We were able to leave last night instead of staying for a second night. The doctor looked at Cayden’s stats from a nap he took yesterday and determined that while his oxygen did drop, it wasn’t enough to keep him another night. We set up a baby monitor in his room so we can listen to him during the night.
He still has times where he stops breathing for a bit, but I think that is his normal. I’m not sure what our next step will be. I don’t know if he’ll need oxygen at night or if he’s okay just the way it is. Either way, he had a good day today. Ate better but still struggled a little bit drinking fluids. He did go out and play at the park. So he obviously feels good enough to play. We’ll keep him from school tomorrow to make sure he has enough time to recover. It is good to be home, nice to relax for a little bit during the day.

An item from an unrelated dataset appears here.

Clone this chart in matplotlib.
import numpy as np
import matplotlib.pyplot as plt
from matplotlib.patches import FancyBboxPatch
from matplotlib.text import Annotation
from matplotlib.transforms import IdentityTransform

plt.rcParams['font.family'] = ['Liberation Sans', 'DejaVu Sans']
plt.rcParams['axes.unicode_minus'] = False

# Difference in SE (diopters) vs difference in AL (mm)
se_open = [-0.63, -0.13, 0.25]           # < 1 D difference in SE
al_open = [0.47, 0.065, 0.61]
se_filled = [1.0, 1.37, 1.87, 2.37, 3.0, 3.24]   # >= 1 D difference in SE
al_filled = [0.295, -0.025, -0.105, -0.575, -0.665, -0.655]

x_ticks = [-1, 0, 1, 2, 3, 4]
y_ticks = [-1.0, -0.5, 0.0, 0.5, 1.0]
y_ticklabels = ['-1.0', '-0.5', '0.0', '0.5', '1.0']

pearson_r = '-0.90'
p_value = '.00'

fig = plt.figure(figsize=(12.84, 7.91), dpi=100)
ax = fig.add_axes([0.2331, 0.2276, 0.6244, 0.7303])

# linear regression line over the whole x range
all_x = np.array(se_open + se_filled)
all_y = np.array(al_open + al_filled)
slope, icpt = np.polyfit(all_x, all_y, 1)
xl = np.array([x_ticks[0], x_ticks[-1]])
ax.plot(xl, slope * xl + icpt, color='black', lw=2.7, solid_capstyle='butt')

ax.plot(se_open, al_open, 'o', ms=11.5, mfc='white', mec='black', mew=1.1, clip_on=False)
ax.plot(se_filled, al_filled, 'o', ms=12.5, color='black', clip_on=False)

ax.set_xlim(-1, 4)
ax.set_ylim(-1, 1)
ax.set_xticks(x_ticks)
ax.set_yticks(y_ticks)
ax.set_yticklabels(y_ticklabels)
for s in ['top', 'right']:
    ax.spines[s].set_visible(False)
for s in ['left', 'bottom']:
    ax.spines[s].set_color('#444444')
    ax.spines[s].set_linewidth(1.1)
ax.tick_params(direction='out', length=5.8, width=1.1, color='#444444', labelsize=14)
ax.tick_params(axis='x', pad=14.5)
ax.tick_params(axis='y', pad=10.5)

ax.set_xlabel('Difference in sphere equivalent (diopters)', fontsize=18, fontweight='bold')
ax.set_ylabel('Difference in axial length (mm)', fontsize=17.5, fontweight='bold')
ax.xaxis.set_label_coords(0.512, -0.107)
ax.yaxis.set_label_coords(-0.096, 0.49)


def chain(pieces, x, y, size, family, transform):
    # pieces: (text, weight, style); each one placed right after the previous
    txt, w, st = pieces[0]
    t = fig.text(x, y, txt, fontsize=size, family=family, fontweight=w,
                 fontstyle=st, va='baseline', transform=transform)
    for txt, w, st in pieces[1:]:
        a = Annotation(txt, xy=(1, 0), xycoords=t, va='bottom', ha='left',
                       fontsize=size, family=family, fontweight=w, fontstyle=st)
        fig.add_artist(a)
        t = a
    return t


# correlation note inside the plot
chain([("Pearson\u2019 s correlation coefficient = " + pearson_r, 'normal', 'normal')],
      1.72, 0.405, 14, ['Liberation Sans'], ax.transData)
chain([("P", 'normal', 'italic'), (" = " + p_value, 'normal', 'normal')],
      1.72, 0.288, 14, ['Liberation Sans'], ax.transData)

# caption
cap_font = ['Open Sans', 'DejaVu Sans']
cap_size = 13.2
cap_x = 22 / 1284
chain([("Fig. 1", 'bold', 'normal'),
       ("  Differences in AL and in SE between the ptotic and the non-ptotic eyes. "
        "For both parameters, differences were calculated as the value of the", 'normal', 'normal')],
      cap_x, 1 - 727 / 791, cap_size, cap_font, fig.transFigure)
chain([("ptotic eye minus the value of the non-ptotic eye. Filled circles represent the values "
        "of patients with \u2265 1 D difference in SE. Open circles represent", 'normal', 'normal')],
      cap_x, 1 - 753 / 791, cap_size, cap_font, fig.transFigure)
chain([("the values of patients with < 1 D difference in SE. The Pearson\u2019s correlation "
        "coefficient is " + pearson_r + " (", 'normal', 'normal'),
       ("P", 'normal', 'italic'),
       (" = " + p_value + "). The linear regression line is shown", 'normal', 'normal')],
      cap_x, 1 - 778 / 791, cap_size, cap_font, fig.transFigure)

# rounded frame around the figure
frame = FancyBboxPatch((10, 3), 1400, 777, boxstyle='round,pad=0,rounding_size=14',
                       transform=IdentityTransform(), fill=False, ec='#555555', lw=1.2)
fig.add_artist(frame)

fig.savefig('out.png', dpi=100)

So here we are again, in the hospital for a surgery. We’ve had 4 or 5 surgeries with Cayden now. However this will be the first time we are needing to stay overnight. All of his surgeries have been minor is the sense they aren’t life threatening. It hasn’t been a heart or brain issue or cancer. New teeth, removing excess tissue, stints in the eyes. All pretty minor to me. Pretty routine almost for us. We have become so used to the doctor visits and the questions about medications, how he reacts to anesthesia, and more.
It’s hard to know what to feel sometimes, should we feel something more than “just another surgery”? Or is okay to have gotten to the point where visiting the hospital feels normal. I guess the one difference this time is Caleb was worried leaving Me and Cayden at the hospital. We’ve never had this situation before, we now have to explain things to Caleb in more detail than “We’re going to the doctor for your brother”. We now have to explain to him what the doctors are doing for Cayden, why and what to expect.

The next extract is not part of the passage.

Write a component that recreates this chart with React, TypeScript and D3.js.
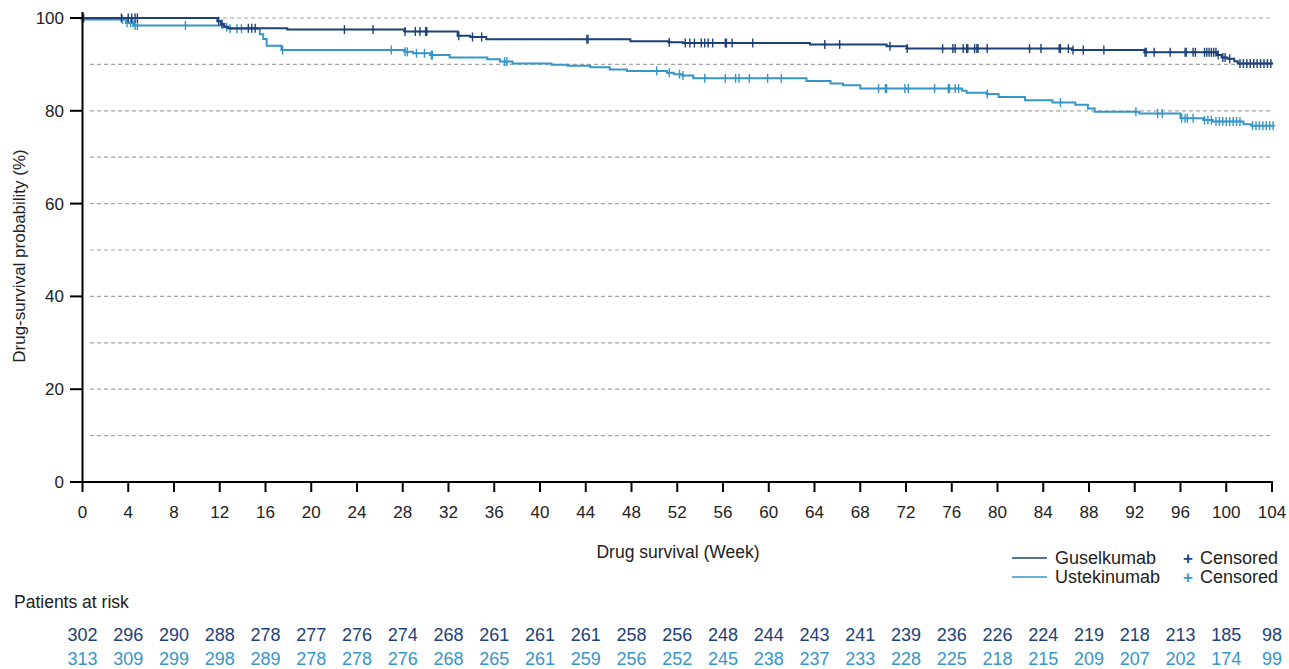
import React from "react";
import * as d3 from "d3";

// ---------- DATA ----------
const xTicks = d3.range(0, 105, 4);
const yTicks = [0, 20, 40, 60, 80, 100];
const gridValues = [10, 20, 30, 40, 50, 60, 70, 80, 90, 100];

// Guselkumab KM steps [week, survival %]
const gusTimes = [0, 11.8, 12.1, 12.4, 12.7, 17.9, 28.2, 32.8, 33.9, 35.3, 47.9, 51.3, 52.5, 63.6, 70.3, 72.1, 86.5, 92.9, 99.2, 99.6, 100.1, 100.7, 101.0];
const gusSurv = [100, 99.3, 98.7, 98.1, 97.8, 97.5, 97.1, 96.2, 95.9, 95.4, 95.0, 94.8, 94.6, 94.3, 93.9, 93.4, 93.1, 92.6, 92.0, 91.5, 91.2, 90.7, 90.2];
const gusEnd = 104.1;
const gusCensored = [0.1, 3.4, 4.0, 4.3, 4.6, 4.8, 11.9, 12.2, 14.5, 14.8, 15.1, 22.9, 25.4, 28.2, 29.1, 29.5, 30.0, 30.1, 32.9, 34.1, 34.9, 44.1, 44.2, 51.3, 52.7, 53.1, 53.5, 54.1, 54.4, 54.7, 55.1, 56.2, 56.3, 56.8, 58.6, 64.9, 66.2, 70.6, 72.1, 75.2, 76.1, 76.3, 77.0, 77.3, 77.4, 78.0, 78.2, 78.3, 79.1, 82.8, 83.8, 85.4, 85.5, 86.2, 86.6, 87.5, 89.3, 92.9, 93.0, 93.7, 95.1, 96.4, 96.5, 97.1, 97.3, 98.1, 98.3, 98.5, 98.7, 98.9, 99.1, 99.3, 99.7, 99.9, 100.3, 101.2, 101.5, 101.8, 102.1, 102.4, 102.7, 103.0, 103.3, 103.6, 103.9];

// Ustekinumab KM steps [week, survival %]
const ustTimes = [0, 3.8, 4.5, 12.3, 12.9, 15.5, 15.8, 16.1, 17.4, 28.2, 28.9, 30.4, 32.1, 35.4, 36.5, 37.6, 41.0, 42.4, 44.4, 46.1, 47.6, 51.1, 51.7, 52.4, 53.4, 63.3, 65.4, 66.5, 68.0, 76.9, 77.3, 79.1, 80.1, 82.4, 84.8, 86.8, 87.9, 88.5, 92.4, 96.0, 98.0, 98.8, 101.5, 102.2];
const ustSurv = [99.7, 99.0, 98.4, 98.0, 97.7, 96.5, 95.5, 94.0, 93.1, 92.7, 92.4, 92.0, 91.5, 91.1, 90.6, 90.2, 89.9, 89.7, 89.4, 88.9, 88.6, 88.2, 87.9, 87.6, 87.0, 86.4, 85.9, 85.5, 84.8, 84.3, 83.9, 83.6, 83.0, 82.3, 81.8, 81.3, 80.5, 79.8, 79.4, 78.4, 78.0, 77.7, 77.1, 76.8];
const ustEnd = 104.1;
const ustCensored = [0.0, 3.5, 3.9, 4.2, 4.4, 4.6, 4.8, 9.0, 12.6, 12.9, 13.5, 13.9, 17.5, 27.0, 28.2, 28.4, 29.2, 29.9, 30.5, 30.6, 36.9, 37.1, 50.2, 51.3, 52.2, 52.5, 54.4, 56.2, 57.1, 57.4, 58.3, 59.9, 61.1, 69.6, 70.2, 70.3, 71.9, 72.2, 74.5, 75.7, 75.8, 76.3, 76.6, 79.1, 85.5, 92.1, 94.0, 94.4, 96.1, 96.4, 96.6, 97.1, 98.1, 98.4, 98.7, 99.1, 99.4, 99.7, 100.0, 100.3, 100.6, 100.9, 101.2, 102.3, 102.6, 102.9, 103.2, 103.5, 103.8, 104.1];

const gusAtRisk = [302, 296, 290, 288, 278, 277, 276, 274, 268, 261, 261, 261, 258, 256, 248, 244, 243, 241, 239, 236, 226, 224, 219, 218, 213, 185, 98];
const ustAtRisk = [313, 309, 299, 298, 289, 278, 278, 276, 268, 265, 261, 259, 256, 252, 245, 238, 237, 233, 228, 225, 218, 215, 209, 207, 202, 174, 99];

const seriesNames = ["Guselkumab", "Ustekinumab"];
const DARK = "#1d4178";
const LIGHT = "#3696c8";

// ---------- HELPERS ----------
function survAt(times: number[], surv: number[], t: number) {
  let v = surv[0];
  for (let i = 0; i < times.length; i++) {
    if (times[i] <= t) v = surv[i];
  }
  return v;
}

export default function App() {
  const W = 1289, H = 669;
  const x = d3.scaleLinear().domain([0, 104]).range([82.5, 1272]);
  const y = d3.scaleLinear().domain([0, 100]).range([482, 18]);
  const font = "'Liberation Sans', Arial, sans-serif";

  const stepLine = d3
    .line<[number, number]>()
    .x((d) => x(d[0]))
    .y((d) => y(d[1]))
    .curve(d3.curveStepAfter);

  const mkPts = (times: number[], surv: number[], end: number): [number, number][] => {
    const pts: [number, number][] = times.map((t, i) => [t, surv[i]]);
    pts.push([end, surv[surv.length - 1]]);
    return pts;
  };

  const series = [
    { pts: mkPts(gusTimes, gusSurv, gusEnd), cens: gusCensored, times: gusTimes, surv: gusSurv, color: DARK },
    { pts: mkPts(ustTimes, ustSurv, ustEnd), cens: ustCensored, times: ustTimes, surv: ustSurv, color: LIGHT },
  ];

  return (
    <svg width={W} height={H} style={{ position: "absolute", left: 0, top: 0, background: "#fff" }} fontFamily={font}>
      {/* grid */}
      {gridValues.map((g) => (
        <line key={g} x1={90} x2={1272} y1={y(g)} y2={y(g)} stroke="#a6a6a6" strokeWidth={1.2} strokeDasharray="4,3" />
      ))}
      {/* curves: light first then dark on top */}
      {[series[1], series[0]].map((s, i) => (
        <g key={i}>
          <path d={stepLine(s.pts) || ""} fill="none" stroke={s.color} strokeWidth={2} />
          {s.cens.map((c, j) => {
            const cx = x(c), cy = y(survAt(s.times, s.surv, c));
            return (
              <g key={j} stroke={s.color} strokeWidth={1.4}>
                <line x1={cx} x2={cx} y1={cy - 4.5} y2={cy + 4.5} />
                <line x1={cx - 2} x2={cx + 2} y1={cy} y2={cy} />
              </g>
            );
          })}
        </g>
      ))}
      {/* axes */}
      <line x1={x(0)} x2={x(0)} y1={12} y2={y(0)} stroke="#000" strokeWidth={2} />
      <line x1={70} x2={1273} y1={y(0)} y2={y(0)} stroke="#000" strokeWidth={2} />
      {yTicks.map((t) => (
        <g key={t}>
          <line x1={70} x2={x(0)} y1={y(t)} y2={y(t)} stroke="#000" strokeWidth={2} />
          <text x={64} y={y(t)} dy="0.35em" textAnchor="end" fontSize={17} fill="#222">{t}</text>
        </g>
      ))}
      {xTicks.map((t) => (
        <g key={t}>
          <line x1={x(t)} x2={x(t)} y1={y(0)} y2={y(0) + 10} stroke="#000" strokeWidth={2} />
          <text x={x(t)} y={518} textAnchor="middle" fontSize={17} fill="#222">{t}</text>
        </g>
      ))}
      {/* axis titles */}
      <text x={678} y={558} textAnchor="middle" fontSize={17.5} fill="#222">Drug survival (Week)</text>
      <text transform={`translate(25,256) rotate(-90)`} textAnchor="middle" fontSize={17} fill="#222">Drug-survival probability (%)</text>
      {/* legend */}
      {seriesNames.map((n, i) => {
        const c = i === 0 ? DARK : LIGHT;
        const ly = 558 + i * 19;
        return (
          <g key={n}>
            <line x1={1012} x2={1047} y1={ly} y2={ly} stroke={c} strokeWidth={1.5} />
            <text x={1055} y={ly} dy="0.35em" fontSize={18} fill="#222">{n}</text>
            <text x={1188} y={ly} dy="0.33em" textAnchor="middle" fontSize={17} fontWeight="bold" fill={c}>+</text>
            <text x={1200} y={ly} dy="0.35em" fontSize={18} fill="#222">Censored</text>
          </g>
        );
      })}
      {/* at risk */}
      <text x={14} y={608} fontSize={17.5} fill="#222">Patients at risk</text>
      {gusAtRisk.map((v, i) => (
        <text key={"g" + i} x={x(xTicks[i])} y={640.5} textAnchor="middle" fontSize={18} fill={DARK}>{v}</text>
      ))}
      {ustAtRisk.map((v, i) => (
        <text key={"u" + i} x={x(xTicks[i])} y={664.5} textAnchor="middle" fontSize={18} fill={LIGHT}>{v}</text>
      ))}
    </svg>
  );
}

At four, I don’t think he quite understands all of it. He’s not used to leaving us behind and doesn’t quite understand why we aren’t coming home. I can’t imagine how hard it would be dealing with a serious issue where you spend days even weeks in the hospital with you kid fighting for their life. I know families that have lost children and are right now in that battle. My heart goes out to them, they are in a very difficult time and may not have the answers to the questions.

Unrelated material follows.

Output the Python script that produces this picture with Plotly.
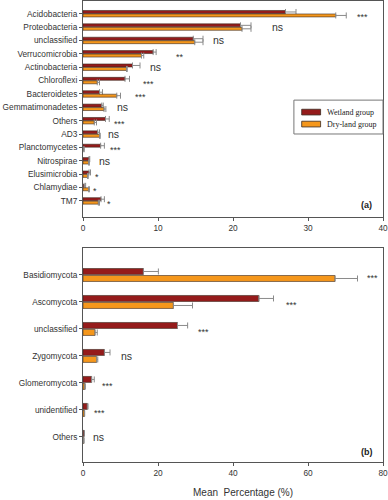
import plotly.graph_objects as go

# ---------------- data ----------------
bact_taxa = ["Acidobacteria", "Proteobacteria", "unclassified", "Verrucomicrobia",
             "Actinobacteria", "Chloroflexi", "Bacteroidetes", "Gemmatimonadetes",
             "Others", "AD3", "Planctomycetes", "Nitrospirae", "Elusimicrobia",
             "Chlamydiae", "TM7"]
bact_wet = [27.0, 21.0, 14.7, 9.35, 6.6, 5.6, 2.2, 2.5, 3.0, 1.95, 2.35, 0.8, 0.8, 0.15, 2.4]
bact_wet_err = [1.4, 1.4, 1.3, 0.4, 1.0, 0.6, 0.4, 0.2, 0.5, 0.25, 0.5, 0.1, 0.2, 0.2, 0.45]
bact_dry = [33.7, 21.2, 14.9, 7.8, 5.8, 1.9, 4.5, 2.8, 1.5, 2.2, 0.1, 0.75, 0.6, 0.75, 2.05]
bact_dry_err = [1.4, 1.2, 1.1, 0.3, 0.1, 0.3, 0.5, 0.25, 0.3, 0.1, 0.05, 0.1, 0.1, 0.1, 0.15]
bact_sig = ["***", "ns", "ns", "**", "ns", "***", "***", "ns", "***", "ns", "***", "ns", "*", "*", "*"]
bact_sig_x = [37.3, 25.9, 18.0, 12.9, 9.6, 8.7, 7.6, 5.3, 4.9, 4.0, 4.3, 2.9, 1.9, 1.6, 3.5]

fung_taxa = ["Basidiomycota", "Ascomycota", "unclassified", "Zygomycota",
             "Glomeromycota", "unidentified", "Others"]
fung_wet = [16.1, 46.9, 25.2, 5.7, 2.3, 1.15, 0.3]
fung_wet_err = [4.0, 3.9, 2.7, 1.5, 0.7, 0.2, 0.1]
fung_dry = [67.2, 24.1, 3.2, 3.65, 0.5, 0.4, 0.2]
fung_dry_err = [6.0, 5.1, 0.6, 0.3, 0.1, 0.05, 0.05]
fung_sig = ["***", "***", "***", "ns", "***", "***", "ns"]
fung_sig_x = [77.3, 55.6, 32.0, 11.5, 6.6, 4.35, 4.0]

group_names = ["Wetland group", "Dry-land group"]
bact_ticks = [0, 10, 20, 30, 40]
fung_ticks = [0, 20, 40, 60, 80]

# ---------------- styles ----------------
RED = "#951b1b"
ORANGE = "#f5971c"
OUT = "#3a2a20"
ERR = "#8a8a8a"
AX = "#555555"
SANS = "Liberation Sans, Arial, sans-serif"
SERIF = "Liberation Serif, Times New Roman, serif"

fig = go.Figure()

def add_panel(taxa, wet, wet_err, dry, dry_err, xa, ya):
    idx = list(range(len(taxa)))
    fig.add_trace(go.Bar(
        y=idx, x=wet, orientation="h", name=group_names[0],
        marker=dict(color=RED, line=dict(color=OUT, width=0.6)),
        error_x=dict(type="data", symmetric=False, array=wet_err,
                     arrayminus=[0] * len(wet), color=ERR, thickness=1, width=3),
        xaxis=xa, yaxis=ya, showlegend=False))
    fig.add_trace(go.Bar(
        y=idx, x=dry, orientation="h", name=group_names[1],
        marker=dict(color=ORANGE, line=dict(color=OUT, width=0.6)),
        error_x=dict(type="data", symmetric=False, array=dry_err,
                     arrayminus=[0] * len(dry), color=ERR, thickness=1, width=3),
        xaxis=xa, yaxis=ya, showlegend=False))

add_panel(bact_taxa, bact_wet, bact_wet_err, bact_dry, bact_dry_err, "x", "y")
add_panel(fung_taxa, fung_wet, fung_wet_err, fung_dry, fung_dry_err, "x2", "y2")

annotations = []
def add_sig(sigs, xs, xref, yref):
    for i, (s, x) in enumerate(zip(sigs, xs)):
        is_ns = s == "ns"
        annotations.append(dict(
            x=x, y=i, xref=xref, yref=yref, text=s, showarrow=False,
            xanchor="center", yanchor="middle",
            yshift=0 if is_ns else -3,
            font=dict(family=SANS, size=10.5 if is_ns else 9, color="#333333")))

add_sig(bact_sig, bact_sig_x, "x", "y")
add_sig(fung_sig, fung_sig_x, "x2", "y2")

annotations.append(dict(x=0.945, y=0.557, xref="paper", yref="paper", text="<b>(a)</b>",
                        showarrow=False, xanchor="center", yanchor="middle",
                        font=dict(family=SANS, size=9, color="#222222")))
annotations.append(dict(x=0.945, y=0.022, xref="paper", yref="paper", text="<b>(b)</b>",
                        showarrow=False, xanchor="center", yanchor="middle",
                        font=dict(family=SANS, size=9, color="#222222")))
annotations.append(dict(x=0.533, y=-0.067, xref="paper", yref="paper",
                        text="Mean\u00a0 Percentage (%)", showarrow=False,
                        xanchor="center", yanchor="middle",
                        font=dict(family=SANS, size=10, color="#333333")))

# manual legend (box + swatches + labels)
shapes = [dict(type="rect", xref="paper", yref="paper", x0=0.703, x1=1.0,
               y0=0.7115, y1=0.785, line=dict(color="#777777", width=1),
               fillcolor="white", layer="above")]
for k, (col, yc) in enumerate([(RED, 0.759), (ORANGE, 0.733)]):
    shapes.append(dict(type="rect", xref="paper", yref="paper", x0=0.729, x1=0.792,
                       y0=yc - 0.0062, y1=yc + 0.0062, line=dict(color=OUT, width=0.8),
                       fillcolor=col, layer="above"))
    annotations.append(dict(x=0.807, y=yc, xref="paper", yref="paper", text=group_names[k],
                            showarrow=False, xanchor="left", yanchor="middle",
                            font=dict(family=SERIF, size=8, color="#222222")))

axis_common = dict(showline=True, linecolor=AX, linewidth=1, mirror=True,
                   showgrid=False, zeroline=False, ticks="outside", ticklen=3,
                   tickcolor=AX, automargin=False,
                   tickfont=dict(family=SANS, size=8.3, color="#333333"))

fig.update_layout(
    width=388, height=500,
    margin=dict(l=83, r=5, t=1, b=38, autoexpand=False),
    paper_bgcolor="white", plot_bgcolor="white",
    barmode="group", bargap=0.48, bargroupgap=0.15,
    showlegend=False,
    xaxis=dict(domain=[0, 1], anchor="y", range=[0, 40], tickvals=bact_ticks, **axis_common),
    yaxis=dict(domain=[0.5315, 1], anchor="x", range=[15.2, -0.95],
               tickvals=list(range(len(bact_taxa))), ticktext=bact_taxa, **axis_common),
    xaxis2=dict(domain=[0, 1], anchor="y2", range=[0, 80], tickvals=fung_ticks, **axis_common),
    yaxis2=dict(domain=[0, 0.4642], anchor="x2", range=[6.93, -1.0],
                tickvals=list(range(len(fung_taxa))), ticktext=fung_taxa, **axis_common),
    annotations=annotations,
    shapes=shapes,
)

fig.write_html("out.html", config={"displayModeBar": False},
               post_script="document.body.style.margin='0';document.body.style.padding='0';")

Our hope is that Cayden will be able to sleep a full night without waking up due to breathing issues. We’ll see how it goes, right now he is doing okay. He is needing oxygen to keep his stats up to where they should be. Not sure if that’s normal or not, but we’ll find out in the morning I’m sure what tonight showed. Thank you everyone for stopping by, staying with us, and praying for us throughout today. It means a lot to know we are thought of and cared for. Thank you also for loving our little boy and taking time to show him that.